I was a few pages into Newton Protocol thinking I already knew how the story was going to end. I expected another conversation around AI infrastructure, autonomous agents, and systems becoming smarter over time. Lately a lot of projects seem to follow that path. Better models, faster decisions, more automation. After a while, you almost start predicting what comes next before you finish reading.
Then somewhere in the middle of it, I caught myself slowing down.
Not because the material was difficult.
Because one idea kept pulling my attention away from everything else.
People spend a lot of time asking how intelligent AI agents can become. I found myself thinking about a different question instead: if these systems eventually start handling wallets, moving assets, making trades, or interacting with financial systems on their own, who decides what they should actually be allowed to do?
That felt like a bigger question than intelligence itself.
Right now, when most people think about AI agents, they picture something useful helping with tasks. Maybe it organizes information, searches through data, or saves people time. But once an agent starts making decisions connected to money, things change very quickly.
Because intelligence alone does not automatically create judgment.
And capability does not automatically create responsibility.
That was where Newton started becoming interesting to me.
The way I understood it, Newton did not feel like it was trying to answer "How do we make AI smarter?" It felt closer to asking "How do we make sure AI acts within boundaries?"
When I stripped away the technical wording, the idea itself felt pretty simple. Instead of giving an AI system unlimited freedom, place conditions around actions before they happen.
Can this agent perform this action?
Under what circumstances?
What should be checked first?
Should some actions require stronger verification than others?
Newton seems to approach that through policy rules, identity checks, privacy-focused verification, and systems designed to confirm that requirements were actually met before something moves forward. Reading through it, I kept thinking less about AI itself and more about guardrails.
At the same time, I kept a few doubts in the back of my mind.

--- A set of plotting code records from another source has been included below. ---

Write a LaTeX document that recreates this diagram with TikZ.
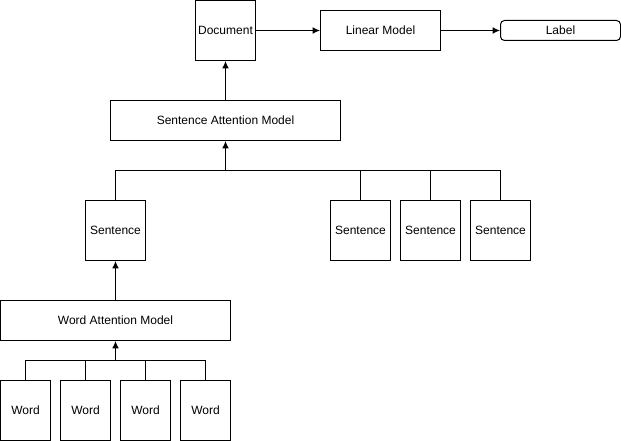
\documentclass[tikz,border=0pt]{standalone}
\usepackage{fontspec}
\setmainfont{Liberation Sans}
\usepackage{tikz}
\usetikzlibrary{positioning, arrows.meta}

\begin{document}
\begin{tikzpicture}[x=0.75pt,y=-0.75pt,
box/.style={draw, line width=0.75pt, inner sep=0pt, font=\fontsize{9}{11}\selectfont},
sq/.style={box, minimum width=45pt, minimum height=45pt},
wide/.style={box, minimum width=172.5pt, minimum height=30pt},
wordbox/.style={box, minimum width=37.5pt, minimum height=45pt},
arr/.style={-{Latex[length=5.5pt,width=5pt]}, line width=0.75pt},
bus/.style={line width=0.75pt}]

\useasboundingbox (-0.5,-0.5) rectangle (620.5,440.5);

% top row
\node[sq] (doc) at (225,30) {Document};
\node[box, minimum width=90pt, minimum height=30pt] (lin) at (380,30) {Linear Model};
\node[box, rounded corners=3pt, minimum width=90pt, minimum height=15pt] (lab) at (560,30) {Label};

% sentence level
\node[wide] (sam) at (225,120) {Sentence Attention Model};
\node[sq] (s1) at (115,230) {Sentence};
\node[sq] (s2) at (360,230) {Sentence};
\node[sq] (s3) at (430,230) {Sentence};
\node[sq] (s4) at (500,230) {Sentence};

% word level
\node[wide] (wam) at (115,320) {Word Attention Model};
\node[wordbox] (w1) at (25,410) {Word};
\node[wordbox] (w2) at (85,410) {Word};
\node[wordbox] (w3) at (145,410) {Word};
\node[wordbox] (w4) at (205,410) {Word};

\coordinate (sbus) at (225,170);
\coordinate (wbus) at (115,360);

% connectors
\foreach \n in {w1,w2,w3,w4} \draw[bus] (\n.north) |- (wbus);
\draw[arr] (wbus) -- (wam.south);
\draw[arr] (wam.north) -- (s1.south);
\foreach \n in {s1,s2,s3,s4} \draw[bus] (\n.north) |- (sbus);
\draw[arr] (sbus) -- (sam.south);
\draw[arr] (sam.north) -- (doc.south);
\draw[arr] (doc.east) -- (lin.west);
\draw[arr] (lin.east) -- (lab.west);
\end{tikzpicture}
\end{document}
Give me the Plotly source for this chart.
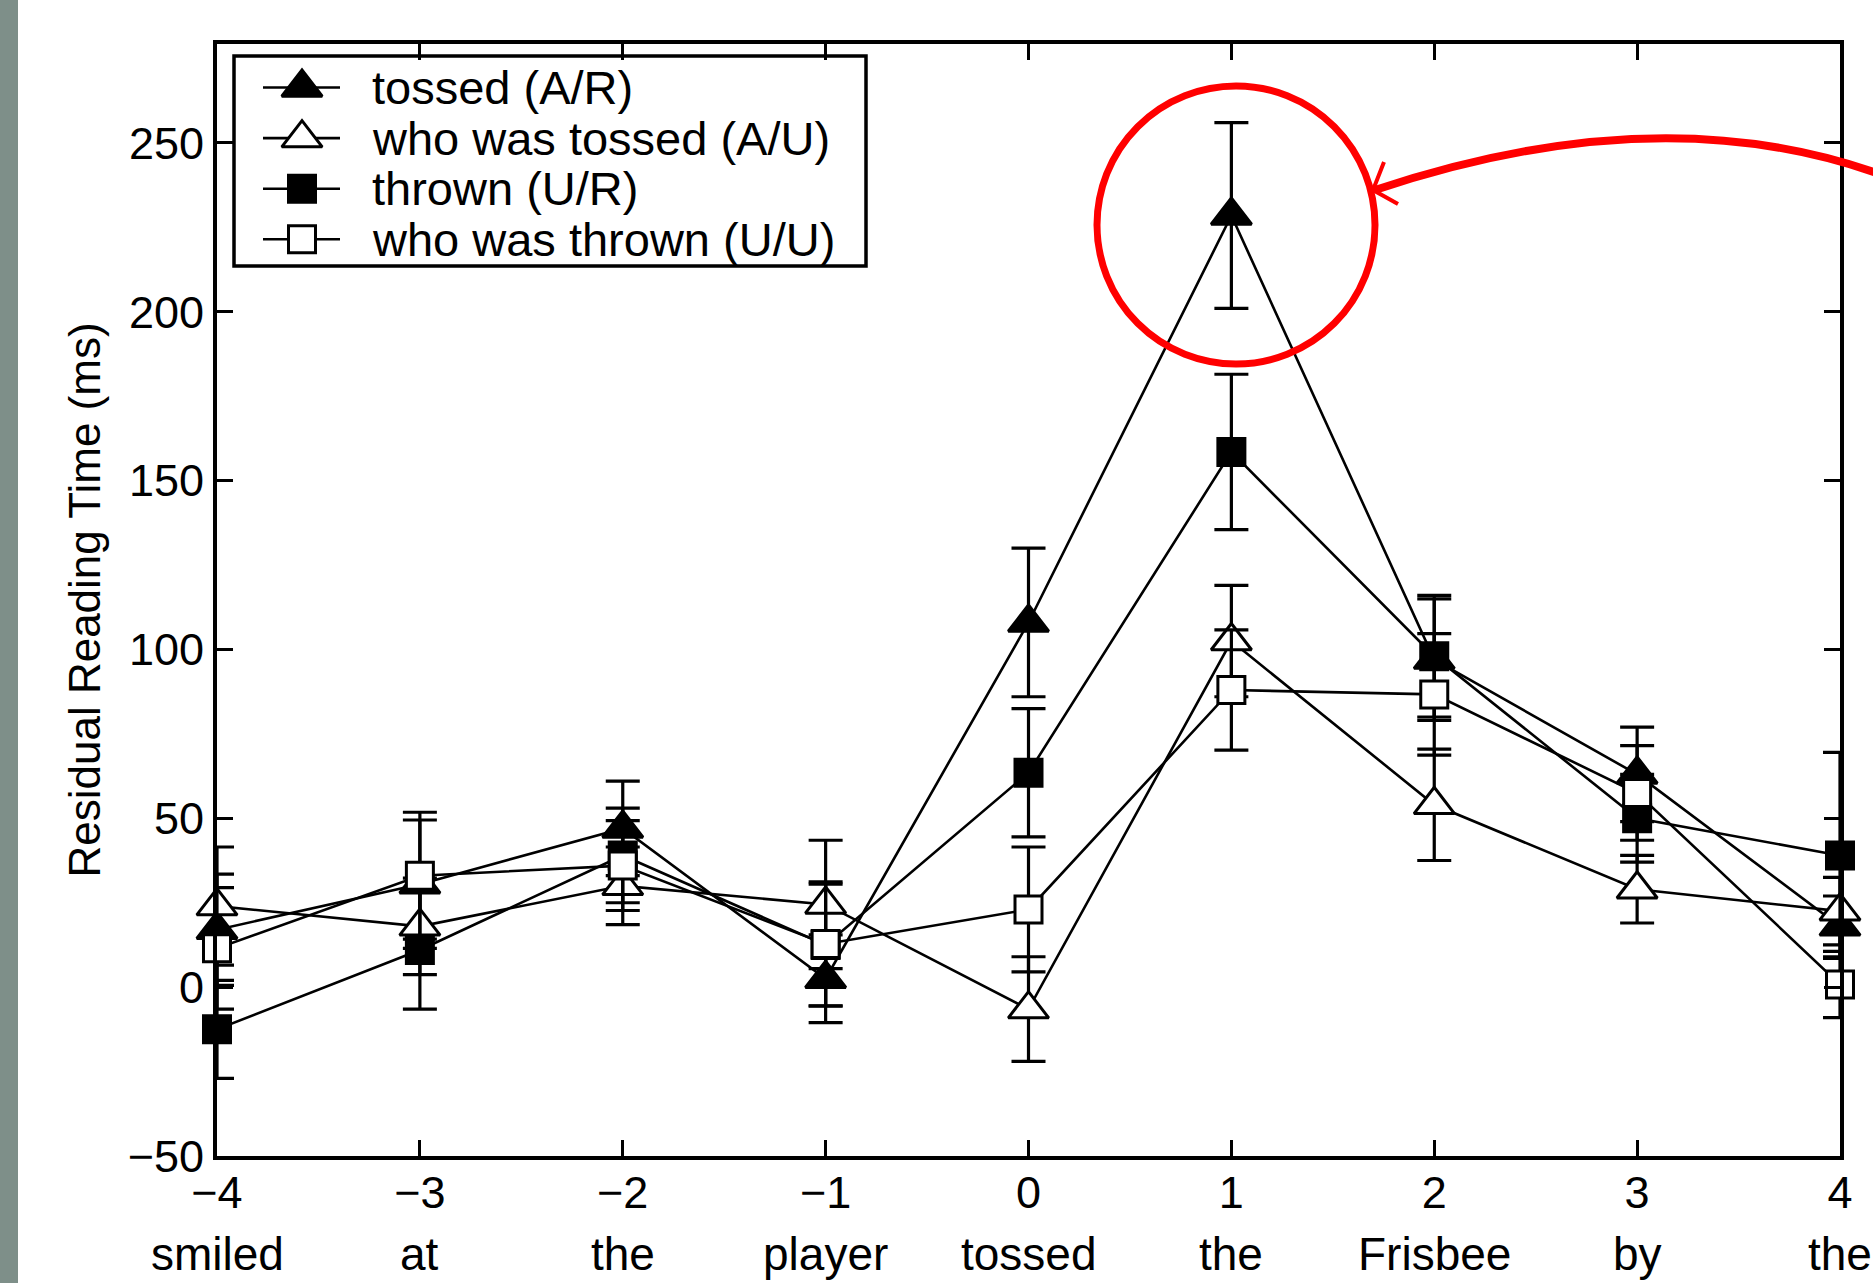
import plotly.graph_objects as go

# ---------------- data ----------------
positions = [-4, -3, -2, -1, 0, 1, 2, 3, 4]
words = ["smiled", "at", "the", "player", "tossed", "the", "Frisbee", "by", "the"]

tossed_AR = [17, 30.5, 47, 2.5, 108, 228.5, 97, 63, 18]
tossed_AR_se = [16.5, 19, 14, 13, 22, 27.5, 18, 14, 9]

who_tossed_AU = [24, 18, 30, 24.5, -6.5, 102.5, 54, 29, 22.5]
who_tossed_AU_se = [17.5, 14.3, 11.5, 19, 15.5, 16.5, 16.5, 10, 10]

thrown_UR = [-12.5, 11, 39, 12.5, 63.5, 158.5, 98, 50, 39]
thrown_UR_se = [14.5, 17.5, 14, 18, 19, 23, 18, 13, 30.5]

who_thrown_UU = [11.5, 33, 36, 12.8, 23, 88, 86.7, 57.5, 0.8]
who_thrown_UU_se = [18, 18.8, 13.3, 18.4, 18.5, 17.8, 18, 14, 9.8]

y_ticks = [-50, 0, 50, 100, 150, 200, 250]

# ---------------- figure geometry (pixels) ----------------
W, H = 1873, 1283
ML, MR, MT, MB = 217, 33, 44, 127
PW, PH = W - ML - MR, H - MT - MB

def px(x):
    return (x - ML) / PW

def py(y):
    return (H - MB - y) / PH

FONT = "Liberation Sans, Arial, Helvetica, sans-serif"

series = [
    ("tossed (A/R)", tossed_AR, tossed_AR_se, "triangle-up", "black", 35),
    ("who was tossed (A/U)", who_tossed_AU, who_tossed_AU_se, "triangle-up", "white", 35),
    ("thrown (U/R)", thrown_UR, thrown_UR_se, "square", "black", 27),
    ("who was thrown (U/U)", who_thrown_UU, who_thrown_UU_se, "square", "white", 27),
]

# legend box layout (page pixels)
LEG_L, LEG_T, LEG_R, LEG_B = 234, 56, 866, 266
LEG_ROW0, LEG_STEP = 31.5, 50.6          # row centres, relative to box top
KEY_LINE = [29, 106]                      # key line ends, relative to box left
KEY_MARK = 68                             # key marker centre
TEXT_X = 370

fig = go.Figure()
for name, vals, se, sym, fill, size in series:
    fig.add_trace(go.Scatter(
        x=positions, y=vals, name=name, mode="lines+markers",
        line=dict(color="black", width=2.6),
        marker=dict(symbol=sym, size=size, color=fill,
                    line=dict(color="black", width=3)),
        error_y=dict(type="data", array=se, visible=True,
                     color="black", thickness=3.2, width=17),
        cliponaxis=False, showlegend=False,
    ))

# legend keys drawn on a helper axis laid over the legend box
for i, (name, vals, se, sym, fill, size) in enumerate(series):
    row = LEG_ROW0 + i * LEG_STEP
    fig.add_trace(go.Scatter(
        x=KEY_LINE, y=[row, row], mode="lines", xaxis="x2", yaxis="y2",
        line=dict(color="black", width=2.6), showlegend=False,
        hoverinfo="skip", cliponaxis=False,
    ))
    fig.add_trace(go.Scatter(
        x=[KEY_MARK], y=[row], mode="markers", xaxis="x2", yaxis="y2",
        marker=dict(symbol=sym, size=size, color=fill,
                    line=dict(color="black", width=3)),
        showlegend=False, hoverinfo="skip", cliponaxis=False,
    ))
    fig.add_annotation(x=px(TEXT_X), xref="paper", y=py(LEG_T + row), yref="paper",
                       text=name, showarrow=False, xanchor="left", yanchor="middle",
                       font=dict(size=47, family=FONT, color="black"))

fig.update_layout(
    width=W, height=H, autosize=False,
    margin=dict(l=ML, r=MR, t=MT, b=MB),
    paper_bgcolor="white", plot_bgcolor="rgba(0,0,0,0)",
    font=dict(family=FONT, color="black", size=44),
    showlegend=False,
    xaxis=dict(
        range=[-4, 4], tickvals=positions,
        showline=True, linecolor="black", linewidth=4, mirror="allticks",
        ticks="inside", ticklen=16, tickwidth=3, tickcolor="black",
        showgrid=False, zeroline=False,
        tickfont=dict(size=45, family=FONT),
        ticklabelstandoff=-6,
    ),
    yaxis=dict(
        range=[-50, 279.3], tickvals=y_ticks,
        showline=True, linecolor="black", linewidth=4, mirror="allticks",
        ticks="inside", ticklen=16, tickwidth=3, tickcolor="black",
        showgrid=False, zeroline=False,
        tickfont=dict(size=45, family=FONT),
        title=dict(text="Residual Reading Time (ms)", font=dict(size=44, family=FONT),
                   standoff=14),
    ),
    xaxis2=dict(domain=[px(LEG_L), px(LEG_R)], range=[0, LEG_R - LEG_L],
                anchor="y2", visible=False, fixedrange=True),
    yaxis2=dict(domain=[py(LEG_B), py(LEG_T)], range=[LEG_B - LEG_T, 0],
                anchor="x2", visible=False, fixedrange=True),
)

# legend frame
fig.add_shape(type="rect", xref="paper", yref="paper",
              x0=px(LEG_L), x1=px(LEG_R), y0=py(LEG_B), y1=py(LEG_T),
              fillcolor="white", line=dict(color="black", width=3.5), layer="below")

# word labels under the position numbers
for p, w in zip(positions, words):
    fig.add_annotation(x=p, xref="x", y=py(1254), yref="paper", text=w,
                       showarrow=False, yanchor="middle", xanchor="center",
                       font=dict(size=46, family=FONT, color="black"))

# grey strip at the left edge of the page
fig.add_shape(type="rect", xref="paper", yref="paper",
              x0=px(-2), x1=px(18), y0=py(H + 5), y1=py(-5),
              fillcolor="#7e8f89", line=dict(width=0), layer="below")

# red highlight circle
fig.add_shape(type="circle", xref="paper", yref="paper",
              x0=px(1097), x1=px(1375), y0=py(364), y1=py(86),
              line=dict(color="#ff0000", width=7))

# red curved arrow
p0, c, p2 = (1885, 176), (1662, 94), (1375, 190)
arrow_path = "M {},{} Q {},{} {},{}".format(px(p0[0]), py(p0[1]), px(c[0]), py(c[1]),
                                            px(p2[0]), py(p2[1]))
fig.add_shape(type="path", xref="paper", yref="paper", path=arrow_path,
              line=dict(color="#ff0000", width=8))
head_path = "M {},{} L {},{} L {},{}".format(px(1384), py(162), px(1373), py(190),
                                             px(1398), py(204))
fig.add_shape(type="path", xref="paper", yref="paper", path=head_path,
              line=dict(color="#ff0000", width=4))

fig.write_html("out.html",
               config={"displayModeBar": False},
               post_script="document.body.style.margin='0px';"
                           "document.body.style.overflow='hidden';")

The design is not simple. Developers already work with enough moving parts, so asking them to bring in another layer is not a small ask. Some privacy technologies connected to the broader direction, like MPC and Fully Homomorphic Encryption, still feel more like a long road ahead than something people use every day. There are also questions around permissioned operators and whether certain trade-offs eventually appear around decentralization.
And I kept wondering about speed too.
Rules are useful. Rules create safety. But rules can also introduce extra steps. If AI agents eventually operate extremely fast, every checkpoint added to the process matters.
None of those thoughts felt negative while I was reading.
They felt like real questions.
I closed Newton with a feeling I was not expecting when I started.
I went in thinking about intelligence.
I came out thinking about permission.
Because once machines start making financial decisions, being smart may not be enough anymore. Knowing what an agent can do matters. But knowing what it should do might matter even more.